SET TASK>
Please print exactly the lines below, from the start of the material up to and including the line with "import plotly.graph_objects as go", but none of the pictures.

--- STORED DATA ---

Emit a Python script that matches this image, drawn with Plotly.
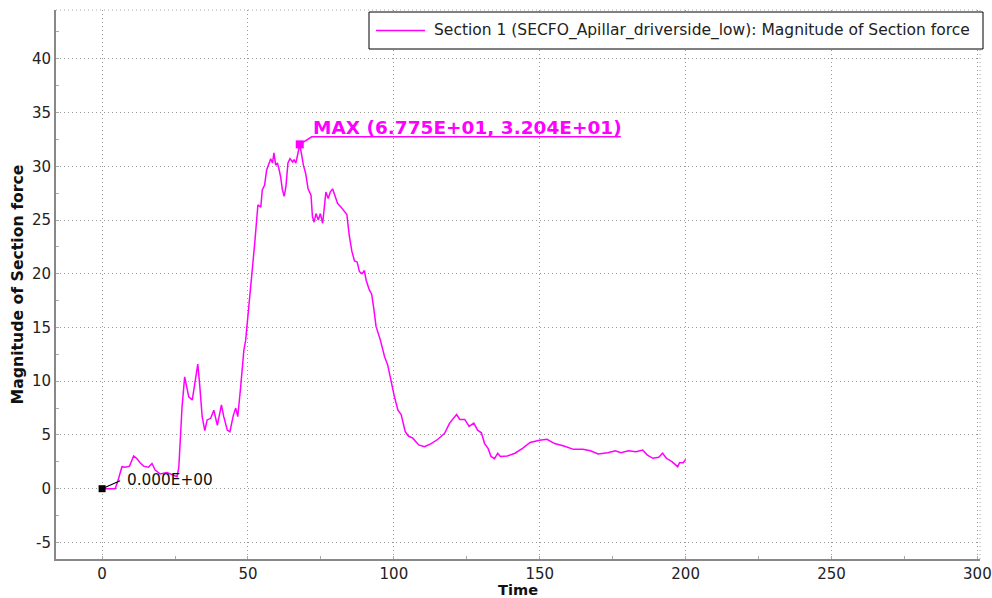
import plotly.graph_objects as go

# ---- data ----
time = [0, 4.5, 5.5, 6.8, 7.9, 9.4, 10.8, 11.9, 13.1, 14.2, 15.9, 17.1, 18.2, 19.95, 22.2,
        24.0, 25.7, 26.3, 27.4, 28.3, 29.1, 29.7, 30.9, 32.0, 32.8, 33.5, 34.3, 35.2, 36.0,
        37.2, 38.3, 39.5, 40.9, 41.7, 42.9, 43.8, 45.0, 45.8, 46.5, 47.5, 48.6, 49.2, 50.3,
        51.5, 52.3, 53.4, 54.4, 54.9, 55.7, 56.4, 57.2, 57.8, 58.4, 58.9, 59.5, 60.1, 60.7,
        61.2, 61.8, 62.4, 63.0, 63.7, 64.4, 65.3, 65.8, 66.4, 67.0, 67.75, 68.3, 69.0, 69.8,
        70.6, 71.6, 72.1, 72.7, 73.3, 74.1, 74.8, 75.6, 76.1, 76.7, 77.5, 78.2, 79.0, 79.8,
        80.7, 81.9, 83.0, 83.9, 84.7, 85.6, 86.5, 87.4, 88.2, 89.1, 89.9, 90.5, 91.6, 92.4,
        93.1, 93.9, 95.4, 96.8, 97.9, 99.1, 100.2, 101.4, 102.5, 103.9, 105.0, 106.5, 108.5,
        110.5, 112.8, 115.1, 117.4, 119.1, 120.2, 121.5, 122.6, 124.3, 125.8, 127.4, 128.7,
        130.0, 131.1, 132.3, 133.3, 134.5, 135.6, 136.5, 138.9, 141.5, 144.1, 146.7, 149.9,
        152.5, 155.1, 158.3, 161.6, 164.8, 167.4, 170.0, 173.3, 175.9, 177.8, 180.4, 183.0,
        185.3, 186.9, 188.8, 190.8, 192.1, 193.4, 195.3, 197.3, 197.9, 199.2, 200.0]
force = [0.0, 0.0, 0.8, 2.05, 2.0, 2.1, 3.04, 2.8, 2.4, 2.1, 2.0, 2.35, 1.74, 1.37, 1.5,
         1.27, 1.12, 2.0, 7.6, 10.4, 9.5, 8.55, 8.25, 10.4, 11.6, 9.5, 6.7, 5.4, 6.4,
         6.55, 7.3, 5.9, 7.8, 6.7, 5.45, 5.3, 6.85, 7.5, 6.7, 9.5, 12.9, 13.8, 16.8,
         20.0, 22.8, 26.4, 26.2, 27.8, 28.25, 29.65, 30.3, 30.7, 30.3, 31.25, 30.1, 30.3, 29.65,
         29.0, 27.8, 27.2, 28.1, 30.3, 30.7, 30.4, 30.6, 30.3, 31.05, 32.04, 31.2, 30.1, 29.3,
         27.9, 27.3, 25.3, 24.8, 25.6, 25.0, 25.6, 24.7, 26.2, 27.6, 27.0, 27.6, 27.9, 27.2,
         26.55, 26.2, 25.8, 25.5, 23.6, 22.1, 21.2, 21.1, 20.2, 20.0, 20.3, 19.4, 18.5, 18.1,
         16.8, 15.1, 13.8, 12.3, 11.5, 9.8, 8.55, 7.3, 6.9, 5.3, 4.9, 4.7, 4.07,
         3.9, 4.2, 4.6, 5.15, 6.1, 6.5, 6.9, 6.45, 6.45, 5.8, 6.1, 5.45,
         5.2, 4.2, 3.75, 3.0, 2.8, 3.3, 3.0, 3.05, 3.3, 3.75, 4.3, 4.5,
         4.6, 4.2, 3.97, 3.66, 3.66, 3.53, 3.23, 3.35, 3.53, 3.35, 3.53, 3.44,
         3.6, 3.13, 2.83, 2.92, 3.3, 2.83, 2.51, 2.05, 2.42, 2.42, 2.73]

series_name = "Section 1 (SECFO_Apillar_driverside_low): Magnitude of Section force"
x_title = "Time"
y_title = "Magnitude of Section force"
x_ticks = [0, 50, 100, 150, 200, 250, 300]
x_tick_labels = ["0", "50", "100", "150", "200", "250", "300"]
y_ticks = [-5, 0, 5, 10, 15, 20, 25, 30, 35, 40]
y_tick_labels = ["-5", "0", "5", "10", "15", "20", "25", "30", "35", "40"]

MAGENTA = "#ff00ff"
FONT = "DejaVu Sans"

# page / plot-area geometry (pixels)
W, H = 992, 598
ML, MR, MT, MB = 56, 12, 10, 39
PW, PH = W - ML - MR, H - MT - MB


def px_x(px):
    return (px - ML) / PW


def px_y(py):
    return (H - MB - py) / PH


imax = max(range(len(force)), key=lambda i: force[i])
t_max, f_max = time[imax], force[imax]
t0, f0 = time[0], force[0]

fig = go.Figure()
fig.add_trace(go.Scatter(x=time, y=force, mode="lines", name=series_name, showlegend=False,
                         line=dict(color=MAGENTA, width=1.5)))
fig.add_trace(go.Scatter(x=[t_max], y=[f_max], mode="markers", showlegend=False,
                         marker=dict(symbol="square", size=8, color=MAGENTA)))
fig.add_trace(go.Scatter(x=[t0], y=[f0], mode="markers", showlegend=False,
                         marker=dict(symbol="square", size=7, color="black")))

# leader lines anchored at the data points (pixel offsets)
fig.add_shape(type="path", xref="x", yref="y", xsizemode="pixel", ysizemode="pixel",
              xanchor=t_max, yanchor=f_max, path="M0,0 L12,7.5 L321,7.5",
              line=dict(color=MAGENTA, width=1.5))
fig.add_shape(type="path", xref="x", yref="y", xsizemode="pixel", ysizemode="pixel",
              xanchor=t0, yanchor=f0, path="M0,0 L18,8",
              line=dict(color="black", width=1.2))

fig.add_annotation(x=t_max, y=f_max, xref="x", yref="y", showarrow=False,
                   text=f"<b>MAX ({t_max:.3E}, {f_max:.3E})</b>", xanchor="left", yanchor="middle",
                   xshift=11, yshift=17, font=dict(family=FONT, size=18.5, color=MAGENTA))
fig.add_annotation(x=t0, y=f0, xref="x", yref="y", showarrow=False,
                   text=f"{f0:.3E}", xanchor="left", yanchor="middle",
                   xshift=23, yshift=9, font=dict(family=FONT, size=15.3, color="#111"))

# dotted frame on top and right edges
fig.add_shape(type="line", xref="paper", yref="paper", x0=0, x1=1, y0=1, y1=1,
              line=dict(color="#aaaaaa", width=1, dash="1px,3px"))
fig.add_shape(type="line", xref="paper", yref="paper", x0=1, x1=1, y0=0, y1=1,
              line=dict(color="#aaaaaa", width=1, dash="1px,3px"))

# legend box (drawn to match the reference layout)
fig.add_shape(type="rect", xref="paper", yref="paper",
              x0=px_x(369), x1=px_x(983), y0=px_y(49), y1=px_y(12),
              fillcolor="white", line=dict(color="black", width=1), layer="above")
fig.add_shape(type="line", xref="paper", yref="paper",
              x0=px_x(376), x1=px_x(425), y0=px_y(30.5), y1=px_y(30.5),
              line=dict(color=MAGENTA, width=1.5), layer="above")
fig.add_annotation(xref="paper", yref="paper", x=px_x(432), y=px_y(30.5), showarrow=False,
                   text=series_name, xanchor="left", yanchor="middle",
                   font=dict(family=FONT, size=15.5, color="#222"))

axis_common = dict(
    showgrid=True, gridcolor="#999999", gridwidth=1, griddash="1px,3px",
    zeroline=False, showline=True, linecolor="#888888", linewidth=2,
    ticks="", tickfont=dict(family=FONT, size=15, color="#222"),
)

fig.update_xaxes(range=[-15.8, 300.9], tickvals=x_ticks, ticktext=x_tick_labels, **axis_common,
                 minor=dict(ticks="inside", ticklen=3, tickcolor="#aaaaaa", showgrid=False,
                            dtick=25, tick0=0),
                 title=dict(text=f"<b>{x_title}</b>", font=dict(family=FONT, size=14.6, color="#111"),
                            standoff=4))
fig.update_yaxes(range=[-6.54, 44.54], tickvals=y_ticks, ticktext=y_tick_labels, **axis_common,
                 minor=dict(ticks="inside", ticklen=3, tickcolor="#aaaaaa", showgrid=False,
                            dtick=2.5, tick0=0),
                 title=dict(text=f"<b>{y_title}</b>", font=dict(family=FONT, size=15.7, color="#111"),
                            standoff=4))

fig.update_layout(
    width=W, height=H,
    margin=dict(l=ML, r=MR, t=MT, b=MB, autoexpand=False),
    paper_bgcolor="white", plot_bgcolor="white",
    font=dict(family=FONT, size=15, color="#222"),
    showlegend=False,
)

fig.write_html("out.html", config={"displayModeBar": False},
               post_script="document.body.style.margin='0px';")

---

TASK SOLUTION>
Emit a Python script that matches this image, drawn with Plotly.
import plotly.graph_objects as go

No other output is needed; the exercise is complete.